- **What to produce**: Print nothing but the lines from the start of the listing below through the line that contains "against transmittance (%T)". Do not include the pictures.

- **Task material**:
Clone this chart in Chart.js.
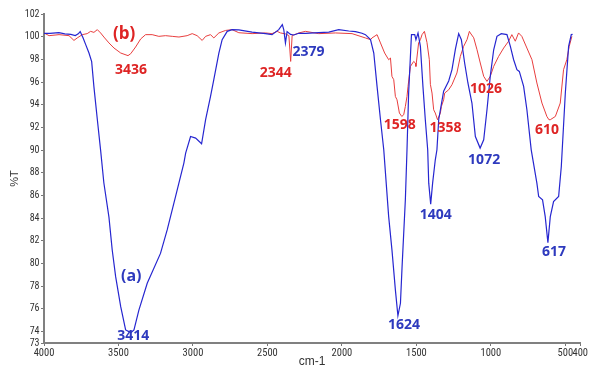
<!DOCTYPE html>
<html>
<head>
<meta charset="utf-8">
<script src="https://cdn.jsdelivr.net/npm/chart.js@4/dist/chart.umd.min.js"></script>
<style>
  html, body { margin: 0; padding: 0; background: #ffffff; }
  canvas { display: block; }
</style>
</head>
<body>
<canvas id="ir" width="589" height="365"></canvas>
<script>
// FT-IR spectra: wavenumber (cm-1) against transmittance (%T)

// Spectrum (a)
const waveA = [4000,3960,3900,3860,3820,3790,3770,3757,3748,3738,3720,3698,3680,3665,3642,3620,3598,3564,3542,3519,3485,3452,3430,3414,3396,3363,3307,3218,3173,3117,3061,3049,3016,2982,2942,2915,2882,2860,2826,2804,2770,2737,2692,2603,2513,2469,2424,2400,2390,2379,2368,2345,2323,2289,2245,2155,2088,2021,1954,1909,1865,1842,1808,1786,1764,1741,1719,1686,1664,1641,1624,1607,1596,1574,1563,1552,1533,1511,1503,1489,1473,1456,1440,1424,1417,1404,1391,1373,1362,1350,1317,1283,1261,1238,1216,1198,1176,1154,1127,1104,1072,1048,1026,1004,981,959,930,892,869,847,825,809,780,758,729,691,679,653,635,617,601,579,545,527,500,478,460,451];
const transA = [100.3,100.3,100.35,100.25,100.2,100.1,100.25,100.45,100.2,99.9,99.3,98.56,97.8,95.6,92.7,90.0,87.1,84.1,81.2,78.85,76.2,74.15,74.0,73.95,74.15,75.9,78.27,80.9,82.97,85.9,88.86,89.74,91.2,91.06,90.56,92.68,94.73,96.21,98.56,99.74,100.47,100.62,100.6,100.4,100.27,100.18,100.62,101.06,100.6,99.45,100.45,100.2,100.15,100.3,100.3,100.35,100.4,100.62,100.5,100.45,100.3,100.18,99.74,98.56,95.62,92.68,90.03,84.14,81.21,77.68,75.4,76.5,79.73,85.62,90.03,95.03,100.18,100.18,99.74,100.33,99.14,95.62,92.68,90.03,87.09,85.24,87.09,89.15,90.03,92.7,95.2,96.1,97.1,98.9,100.27,99.74,97.68,95.92,94.15,91.2,90.18,90.91,93.56,96.5,98.85,100.03,100.27,100.18,99.14,97.97,97.09,96.94,95.62,93.56,90.03,87.09,85.91,85.62,84.14,81.85,84.14,85.47,85.91,88.56,95.03,99.14,100.18,100.2];

// Spectrum (b)
const waveB = [4000,3966,3899,3832,3799,3777,3743,3710,3687,3665,3642,3620,3598,3564,3530,3485,3436,3418,3385,3351,3318,3274,3229,3184,3139,3094,3039,3005,2972,2938,2915,2882,2860,2826,2781,2737,2692,2603,2513,2469,2435,2412,2380,2356,2344,2334,2289,2245,2155,2043,1932,1842,1808,1798,1764,1741,1713,1686,1674,1664,1652,1641,1630,1614,1598,1585,1574,1563,1556,1540,1518,1507,1503,1485,1473,1462,1446,1429,1413,1406,1395,1384,1373,1358,1339,1332,1317,1310,1283,1261,1228,1205,1183,1160,1144,1138,1115,1093,1071,1048,1026,1004,981,948,914,881,859,836,814,792,758,724,691,657,624,610,601,567,534,512,490,474,456];
const transB = [100.33,100.09,100.18,100.09,99.67,99.89,100.18,100.27,100.47,100.38,100.62,100.33,99.97,99.45,99.0,98.56,98.33,98.5,99.09,99.8,100.18,100.18,100.03,100.09,100.03,99.97,100.09,100.27,100.09,99.67,100.03,100.18,99.89,100.33,100.55,100.62,100.35,100.27,100.33,100.27,100.47,100.33,100.25,100.1,97.82,100.1,100.33,100.47,100.27,100.33,100.27,99.89,99.74,99.89,100.18,99.45,98.56,97.97,98.12,96.5,96.21,94.73,94.44,93.27,92.97,93.12,93.85,94.73,95.62,97.38,97.82,97.68,97.38,99.45,99.74,100.18,100.47,99.5,97.97,95.8,95.03,93.56,93.27,92.68,93.27,93.85,94.44,95.03,95.32,95.77,96.8,98.26,99.14,99.74,100.47,100.33,99.9,98.85,97.68,96.5,96.06,96.5,97.38,98.26,99.0,99.6,100.18,99.6,100.33,100.03,99.0,97.97,95.92,94.15,92.97,92.68,92.68,92.97,94.15,97.09,97.97,99.14,100.03];

// Axis ticks
const xTickValues = [4000, 3500, 3000, 2500, 2000, 1500, 1000, 500, 400];
const yTickValues = [73, 74, 76, 78, 80, 82, 84, 86, 88, 90, 92, 94, 96, 98, 100, 102];

// Band positions labelled on each spectrum
const peaksA = [3414, 2379, 1624, 1404, 1072, 617];
const peaksB = [3436, 2344, 1598, 1358, 1026, 610];

// Label placement (pixel offsets from each band minimum)
const peakOffsetA = { 3414: [2, 4], 2379: [23, 9], 1624: [6, 9], 1404: [5, 11], 1072: [4, 12], 617: [6, 9] };
const peakOffsetB = { 3436: [3, 14], 2344: [-15, 12], 1598: [-2, 9], 1358: [8, 8], 1026: [-1, 8], 610: [-2, 10] };

const colorA = 'rgb(38,38,208)';
const colorB = 'rgb(232,62,62)';
const labelColorA = 'rgb(46,58,190)';
const labelColorB = 'rgb(222,36,36)';

const tickFont = "'Roboto Condensed', 'DejaVu Sans Condensed', sans-serif";
const labelFont = "'Open Sans', 'Noto Sans', sans-serif";

const pointsOf = (w, t) => w.map((v, i) => ({ x: v, y: t[i] }));

// Draws band wavenumbers and series tags next to the curves
const bandLabels = {
  id: 'bandLabels',
  afterDatasetsDraw(chart) {
    const { ctx } = chart;
    const xs = chart.scales.x, ys = chart.scales.y;
    ctx.save();
    ctx.textAlign = 'center';
    ctx.textBaseline = 'middle';
    ctx.font = 'bold 14px ' + labelFont;
    const groups = [
      [waveA, transA, peaksA, peakOffsetA, labelColorA],
      [waveB, transB, peaksB, peakOffsetB, labelColorB]
    ];
    groups.forEach(([w, t, peaks, offs, col]) => {
      ctx.fillStyle = col;
      peaks.forEach(p => {
        const i = w.indexOf(p);
        const px = xs.getPixelForValue(p);
        const py = ys.getPixelForValue(t[i]);
        ctx.fillText(String(p), px + offs[p][0], py + offs[p][1]);
      });
    });
    // series tags
    ctx.font = 'bold 17px ' + labelFont;
    ctx.fillStyle = labelColorB;
    ctx.fillText('(b)', xs.getPixelForValue(3462), ys.getPixelForValue(100.18));
    ctx.font = 'bold 16px ' + labelFont;
    ctx.fillStyle = labelColorA;
    ctx.fillText('(a)', xs.getPixelForValue(3414), ys.getPixelForValue(78.85));
    ctx.restore();
  }
};

new Chart(document.getElementById('ir'), {
  type: 'line',
  data: {
    datasets: [
      { label: '(a)', data: pointsOf(waveA, transA), borderColor: colorA, borderWidth: 1.2, pointRadius: 0, tension: 0, fill: false },
      { label: '(b)', data: pointsOf(waveB, transB), borderColor: colorB, borderWidth: 1, pointRadius: 0, tension: 0, fill: false }
    ]
  },
  options: {
    responsive: false,
    animation: false,
    devicePixelRatio: 1,
    layout: { padding: { top: 14, right: 7, bottom: 0, left: 0 } },
    plugins: { legend: { display: false }, tooltip: { enabled: false } },
    scales: {
      x: {
        type: 'linear',
        reverse: true,
        min: 400,
        max: 4000,
        afterBuildTicks: s => { s.ticks = xTickValues.map(v => ({ value: v })); },
        afterFit: s => { s.height = 22; },
        grid: { display: true, drawOnChartArea: false, drawTicks: true, tickLength: 3, color: '#777', lineWidth: 1 },
        border: { display: true, color: '#808080', width: 2 },
        ticks: { autoSkip: false, maxRotation: 0, padding: 1, color: '#333', font: { family: tickFont, size: 10.5 }, callback: v => String(v) },
        title: { display: true, text: 'cm-1', color: '#333', font: { family: "'Liberation Sans', Arial, sans-serif", size: 12 }, padding: { top: 0, bottom: -4 } }
      },
      y: {
        type: 'linear',
        min: 73,
        max: 102,
        afterBuildTicks: s => { s.ticks = yTickValues.map(v => ({ value: v })); },
        afterFit: s => { s.width = 44; },
        grid: { display: true, drawOnChartArea: false, drawTicks: true, tickLength: 3, color: '#777', lineWidth: 1 },
        border: { display: true, color: '#808080', width: 2 },
        ticks: { autoSkip: false, padding: 1.5, color: '#333', font: { family: tickFont, size: 10 }, callback: v => String(v) },
        title: { display: true, text: '%T', color: '#333', font: { family: "'Liberation Sans', Arial, sans-serif", size: 11 }, padding: { top: 8, bottom: 0 } }
      }
    }
  },
  plugins: [bandLabels]
});
</script>
</body>
</html>
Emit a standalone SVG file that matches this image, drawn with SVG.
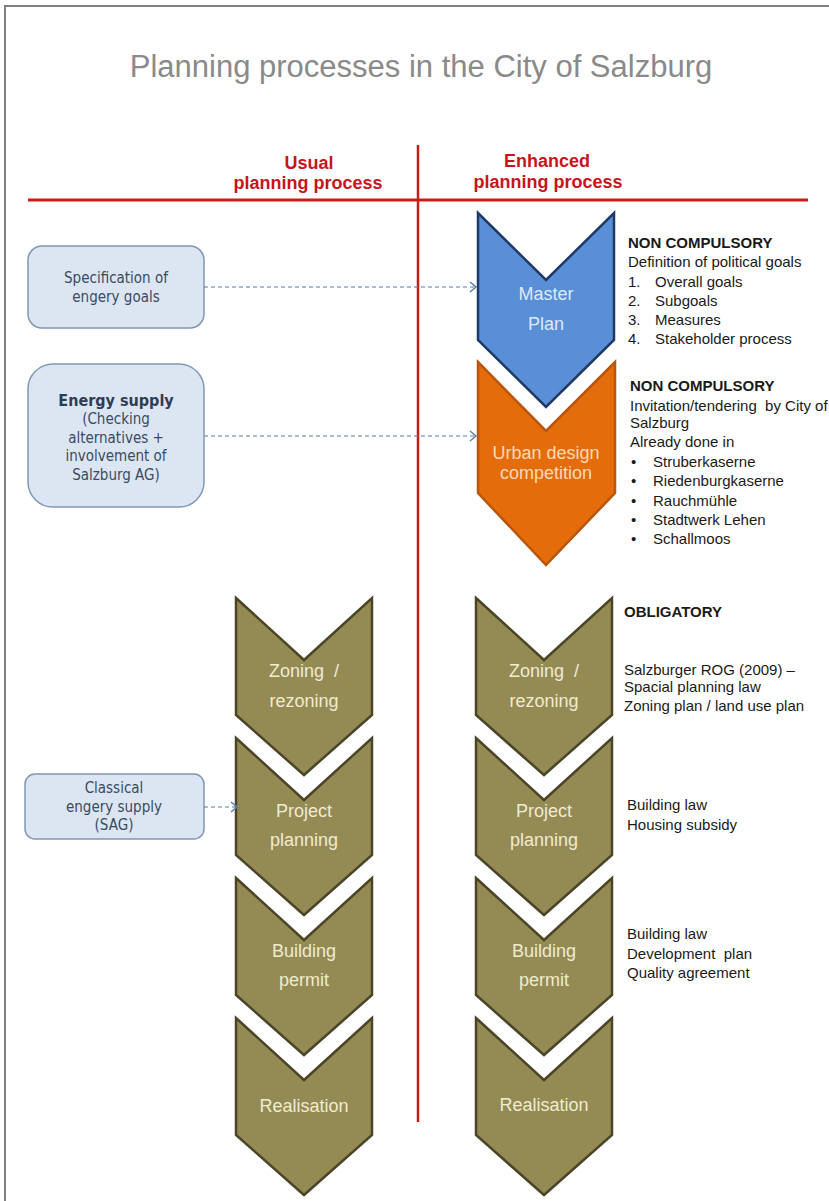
<svg xmlns="http://www.w3.org/2000/svg" width="829" height="1201" viewBox="0 0 829 1201">
<style>
text{white-space:pre}
.title{font-family:"Liberation Sans",Arial,sans-serif;font-size:31px;fill:#8a8a8a;text-anchor:middle}
.hdr{font-family:"Liberation Sans",Arial,sans-serif;font-size:18px;font-weight:bold;fill:#c8141c;text-anchor:middle}
.box{fill:#dce6f2;stroke:#8198b4;stroke-width:1.5}
.bt{font-family:"DejaVu Sans Condensed","DejaVu Sans",sans-serif;font-size:15px;fill:#3a4a62;text-anchor:middle}
.bb{font-weight:bold;font-size:16px;fill:#2e3d55}
.cl{font-family:"Liberation Sans",Arial,sans-serif;font-size:18px;text-anchor:middle}
.olive{fill:#948a54;stroke:#4b4528;stroke-width:2.5;stroke-linejoin:miter}
.ot{fill:#efecd0}
.desc{font-family:"Liberation Sans",Arial,sans-serif;font-size:15px;fill:#1a1a1a}
.db{font-weight:bold}
.conn{fill:none;stroke:#5a7fae;stroke-width:1.2;stroke-dasharray:4 3}
.red{stroke:#cc1a1a;fill:none}
</style>
<defs>
<marker id="arr" markerWidth="10" markerHeight="12" refX="8" refY="6" orient="auto" markerUnits="userSpaceOnUse">
<polyline points="2,1 8,6 2,11" fill="none" stroke="#5a7fae" stroke-width="1.5"/>
</marker>
</defs>
<rect x="5" y="6" width="830" height="1200" fill="#ffffff" stroke="#808080" stroke-width="2"/>
<text class="title" x="421" y="77">Planning processes in the City of Salzburg</text>
<g id="dividers">
<line class="red" x1="28" y1="200" x2="808" y2="200" stroke-width="3"/>
<line class="red" x1="418" y1="145" x2="418" y2="1122" stroke-width="2.5"/>
</g>
<g id="header-usual">
<text class="hdr" x="309" y="169">Usual</text>
<text class="hdr" x="308" y="189">planning process</text>
</g>
<g id="header-enhanced">
<text class="hdr" x="547" y="167">Enhanced</text>
<text class="hdr" x="548" y="188">planning process</text>
</g>
<g id="box-energy-goals">
<rect class="box" x="28" y="246" width="176" height="82" rx="14"/>
<text class="bt" x="116" y="283">Specification of</text>
<text class="bt" x="116" y="302">engery goals</text>
</g>
<g id="box-energy-supply">
<rect class="box" x="28" y="364" width="176" height="143" rx="25"/>
<text class="bt bb" x="116" y="406">Energy supply</text>
<text class="bt" x="116" y="424">(Checking</text>
<text class="bt" x="116" y="443">alternatives +</text>
<text class="bt" x="116" y="461">involvement of</text>
<text class="bt" x="116" y="480">Salzburg AG)</text>
</g>
<g id="box-classical">
<rect class="box" x="25" y="774" width="179" height="65" rx="10"/>
<text class="bt" x="114" y="793">Classical</text>
<text class="bt" x="114" y="812">engery supply</text>
<text class="bt" x="114" y="830">(SAG)</text>
</g>
<g id="master-plan">
<polygon points="478,213 546,280 614,213 614,340 546,407 478,340" fill="#588fd7" stroke="#1f3a66" stroke-width="2.5"/>
<text class="cl" x="546" y="300" fill="#dfe9f6">Master</text>
<text class="cl" x="546" y="330" fill="#dfe9f6">Plan</text>
</g>
<g id="urban-design">
<polygon points="478,362 546,431 615,362 615,493 546,565 478,493" fill="#e46c0a" stroke="#b8560e" stroke-width="2.5"/>
<text class="cl" x="546" y="459" fill="#fcd9b6">Urban design</text>
<text class="cl" x="546" y="479" fill="#fcd9b6">competition</text>
</g>
<g id="usual-zoning">
<polygon class="olive" points="236,598 304,660 372,598 372,715 304,775 236,715"/>
<text class="cl ot" x="304" y="677">Zoning  /</text>
<text class="cl ot" x="304" y="707">rezoning</text>
</g>
<g id="usual-project">
<polygon class="olive" points="236,738 304,800 372,738 372,855 304,915 236,855"/>
<text class="cl ot" x="304" y="817">Project</text>
<text class="cl ot" x="304" y="846">planning</text>
</g>
<g id="usual-permit">
<polygon class="olive" points="236,878 304,940 372,878 372,995 304,1055 236,995"/>
<text class="cl ot" x="304" y="957">Building</text>
<text class="cl ot" x="304" y="986">permit</text>
</g>
<g id="usual-realisation">
<polygon class="olive" points="236,1018 304,1080 372,1018 372,1135 304,1195 236,1135"/>
<text class="cl ot" x="304" y="1112">Realisation</text>
</g>
<g id="enh-zoning">
<polygon class="olive" points="476,598 544,660 612,598 612,715 544,775 476,715"/>
<text class="cl ot" x="544" y="677">Zoning  /</text>
<text class="cl ot" x="544" y="707">rezoning</text>
</g>
<g id="enh-project">
<polygon class="olive" points="476,738 544,800 612,738 612,855 544,915 476,855"/>
<text class="cl ot" x="544" y="817">Project</text>
<text class="cl ot" x="544" y="846">planning</text>
</g>
<g id="enh-permit">
<polygon class="olive" points="476,878 544,940 612,878 612,995 544,1055 476,995"/>
<text class="cl ot" x="544" y="957">Building</text>
<text class="cl ot" x="544" y="986">permit</text>
</g>
<g id="enh-realisation">
<polygon class="olive" points="476,1018 544,1080 612,1018 612,1135 544,1195 476,1135"/>
<text class="cl ot" x="544" y="1111">Realisation</text>
</g>
<g id="desc-master">
<text class="desc db" x="628" y="248">NON COMPULSORY</text>
<text class="desc" x="628" y="267">Definition of political goals</text>
<text class="desc" x="628" y="287">1.</text><text class="desc" x="655" y="287">Overall goals</text>
<text class="desc" x="628" y="306">2.</text><text class="desc" x="655" y="306">Subgoals</text>
<text class="desc" x="628" y="325">3.</text><text class="desc" x="655" y="325">Measures</text>
<text class="desc" x="628" y="344">4.</text><text class="desc" x="655" y="344">Stakeholder process</text>
</g>
<g id="desc-urban">
<text class="desc db" x="630" y="391">NON COMPULSORY</text>
<text class="desc" x="630" y="411">Invitation/tendering  by City of</text>
<text class="desc" x="630" y="428">Salzburg</text>
<text class="desc" x="630" y="447">Already done in</text>
<text class="desc" x="631" y="467">•</text><text class="desc" x="653" y="467">Struberkaserne</text>
<text class="desc" x="631" y="486">•</text><text class="desc" x="653" y="486">Riedenburgkaserne</text>
<text class="desc" x="631" y="506">•</text><text class="desc" x="653" y="506">Rauchmühle</text>
<text class="desc" x="631" y="525">•</text><text class="desc" x="653" y="525">Stadtwerk Lehen</text>
<text class="desc" x="631" y="544">•</text><text class="desc" x="653" y="544">Schallmoos</text>
</g>
<g id="desc-zoning">
<text class="desc db" x="624" y="617">OBLIGATORY</text>
<text class="desc" x="624" y="675">Salzburger ROG (2009) –</text>
<text class="desc" x="624" y="692">Spacial planning law</text>
<text class="desc" x="624" y="711">Zoning plan / land use plan</text>
</g>
<g id="desc-project">
<text class="desc" x="627" y="810">Building law</text>
<text class="desc" x="627" y="830">Housing subsidy</text>
</g>
<g id="desc-permit">
<text class="desc" x="627" y="939">Building law</text>
<text class="desc" x="627" y="959">Development  plan</text>
<text class="desc" x="627" y="978">Quality agreement</text>
</g>
<g id="connectors">
<line class="conn" x1="204" y1="287" x2="476" y2="287" marker-end="url(#arr)"/>
<line class="conn" x1="204" y1="436" x2="476" y2="436" marker-end="url(#arr)"/>
<line class="conn" x1="204" y1="807" x2="237" y2="807" marker-end="url(#arr)"/>
</g>
</svg>
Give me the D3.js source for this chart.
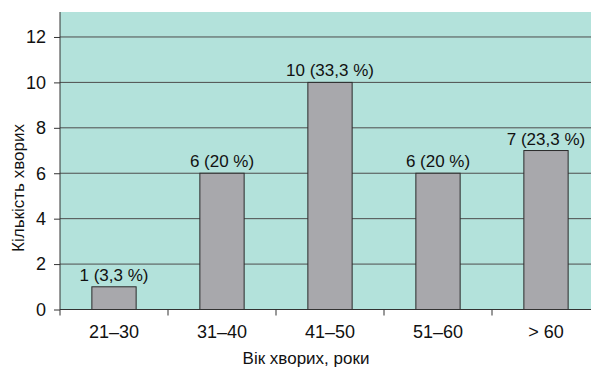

- **Result**:
Clone this chart in Chart.js.
<!DOCTYPE html>
<html>
<head>
<meta charset="utf-8">
<script src="https://cdn.jsdelivr.net/npm/chart.js@4/dist/chart.umd.min.js"></script>
<style>
  html, body { margin: 0; padding: 0; background: #ffffff; }
  canvas { display: block; }
</style>
</head>
<body>
<canvas id="ir" width="589" height="365"></canvas>
<script>
// FT-IR spectra: wavenumber (cm-1) against transmittance (%T)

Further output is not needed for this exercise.